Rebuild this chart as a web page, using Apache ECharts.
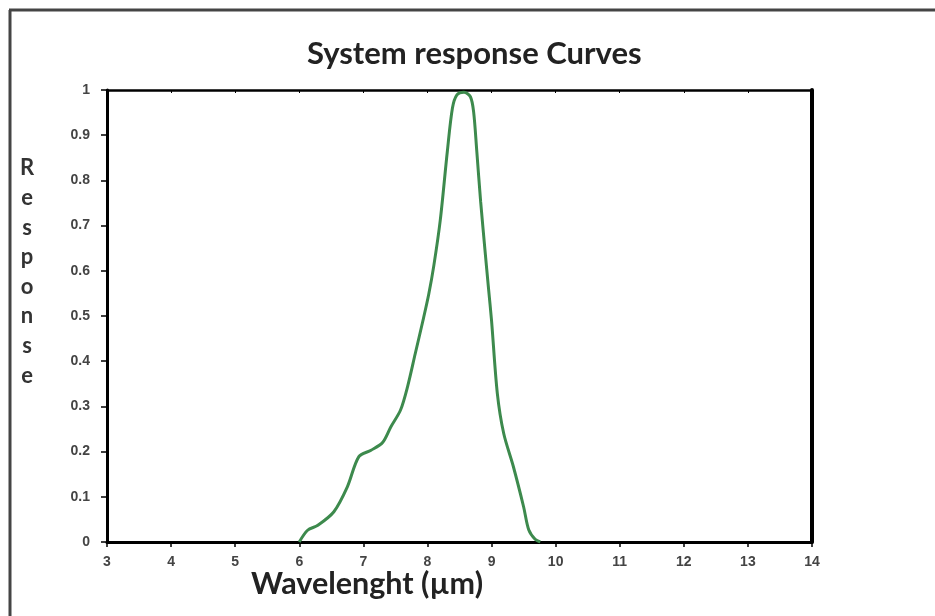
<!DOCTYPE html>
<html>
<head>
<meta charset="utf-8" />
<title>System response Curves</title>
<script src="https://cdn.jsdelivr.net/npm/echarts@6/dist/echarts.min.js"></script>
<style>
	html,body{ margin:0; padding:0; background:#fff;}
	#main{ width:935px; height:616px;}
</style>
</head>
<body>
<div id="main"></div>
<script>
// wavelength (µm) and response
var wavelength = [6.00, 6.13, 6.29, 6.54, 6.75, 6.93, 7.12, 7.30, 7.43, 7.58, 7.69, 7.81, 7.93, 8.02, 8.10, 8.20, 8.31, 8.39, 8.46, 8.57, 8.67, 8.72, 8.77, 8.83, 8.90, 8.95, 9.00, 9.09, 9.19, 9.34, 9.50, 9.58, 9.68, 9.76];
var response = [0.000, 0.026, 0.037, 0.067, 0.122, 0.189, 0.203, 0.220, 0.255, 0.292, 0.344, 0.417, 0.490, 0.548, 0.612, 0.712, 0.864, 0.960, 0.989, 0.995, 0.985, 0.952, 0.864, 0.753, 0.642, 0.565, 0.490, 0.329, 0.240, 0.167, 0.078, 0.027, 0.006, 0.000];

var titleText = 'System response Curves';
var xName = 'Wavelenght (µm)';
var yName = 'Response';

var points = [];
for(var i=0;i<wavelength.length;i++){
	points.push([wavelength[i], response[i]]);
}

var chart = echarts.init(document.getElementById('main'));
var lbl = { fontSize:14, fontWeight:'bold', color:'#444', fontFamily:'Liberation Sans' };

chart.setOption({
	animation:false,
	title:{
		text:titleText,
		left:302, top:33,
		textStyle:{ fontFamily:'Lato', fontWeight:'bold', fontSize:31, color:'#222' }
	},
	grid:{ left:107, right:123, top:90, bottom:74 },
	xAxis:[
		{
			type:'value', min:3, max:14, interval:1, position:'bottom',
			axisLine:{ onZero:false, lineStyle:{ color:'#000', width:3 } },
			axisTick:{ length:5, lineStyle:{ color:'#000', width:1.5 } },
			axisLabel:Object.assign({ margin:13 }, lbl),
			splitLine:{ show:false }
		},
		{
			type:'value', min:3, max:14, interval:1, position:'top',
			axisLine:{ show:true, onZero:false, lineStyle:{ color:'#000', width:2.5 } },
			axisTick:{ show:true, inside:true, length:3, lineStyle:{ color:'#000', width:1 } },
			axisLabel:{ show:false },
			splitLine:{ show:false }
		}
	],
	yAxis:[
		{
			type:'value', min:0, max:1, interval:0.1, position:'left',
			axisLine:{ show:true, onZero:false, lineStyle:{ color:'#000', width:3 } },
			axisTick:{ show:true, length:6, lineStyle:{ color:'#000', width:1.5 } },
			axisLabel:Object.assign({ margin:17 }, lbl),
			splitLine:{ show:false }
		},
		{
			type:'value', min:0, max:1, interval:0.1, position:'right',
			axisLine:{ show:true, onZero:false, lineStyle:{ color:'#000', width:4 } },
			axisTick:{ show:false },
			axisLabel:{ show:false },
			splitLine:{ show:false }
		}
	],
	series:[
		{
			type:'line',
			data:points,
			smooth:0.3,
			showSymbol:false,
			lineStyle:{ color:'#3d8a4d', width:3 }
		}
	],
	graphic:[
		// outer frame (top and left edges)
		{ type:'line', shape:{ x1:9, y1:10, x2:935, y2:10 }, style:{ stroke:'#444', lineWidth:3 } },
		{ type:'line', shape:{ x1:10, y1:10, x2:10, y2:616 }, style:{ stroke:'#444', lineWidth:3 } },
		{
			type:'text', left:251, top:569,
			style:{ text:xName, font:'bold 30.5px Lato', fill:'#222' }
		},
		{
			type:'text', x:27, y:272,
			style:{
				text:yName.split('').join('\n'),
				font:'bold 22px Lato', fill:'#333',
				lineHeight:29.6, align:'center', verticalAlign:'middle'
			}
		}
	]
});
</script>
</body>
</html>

============

▶ _Direction_
Pictures are excluded: retype only the lines from the beginning of the listing above through the line with "fontWeight:'bold', color:'#444', fontFamily:'Liberation", both included.

▶ _Output of the exercise_
Rebuild this chart as a web page, using Apache ECharts.
<!DOCTYPE html>
<html>
<head>
<meta charset="utf-8" />
<title>System response Curves</title>
<script src="https://cdn.jsdelivr.net/npm/echarts@6/dist/echarts.min.js"></script>
<style>
	html,body{ margin:0; padding:0; background:#fff;}
	#main{ width:935px; height:616px;}
</style>
</head>
<body>
<div id="main"></div>
<script>
// wavelength (µm) and response
var wavelength = [6.00, 6.13, 6.29, 6.54, 6.75, 6.93, 7.12, 7.30, 7.43, 7.58, 7.69, 7.81, 7.93, 8.02, 8.10, 8.20, 8.31, 8.39, 8.46, 8.57, 8.67, 8.72, 8.77, 8.83, 8.90, 8.95, 9.00, 9.09, 9.19, 9.34, 9.50, 9.58, 9.68, 9.76];
var response = [0.000, 0.026, 0.037, 0.067, 0.122, 0.189, 0.203, 0.220, 0.255, 0.292, 0.344, 0.417, 0.490, 0.548, 0.612, 0.712, 0.864, 0.960, 0.989, 0.995, 0.985, 0.952, 0.864, 0.753, 0.642, 0.565, 0.490, 0.329, 0.240, 0.167, 0.078, 0.027, 0.006, 0.000];

var titleText = 'System response Curves';
var xName = 'Wavelenght (µm)';
var yName = 'Response';

var points = [];
for(var i=0;i<wavelength.length;i++){
	points.push([wavelength[i], response[i]]);
}

var chart = echarts.init(document.getElementById('main'));
var lbl = { fontSize:14, fontWeight:'bold', color:'#444', fontFamily:'Liberation Sans' };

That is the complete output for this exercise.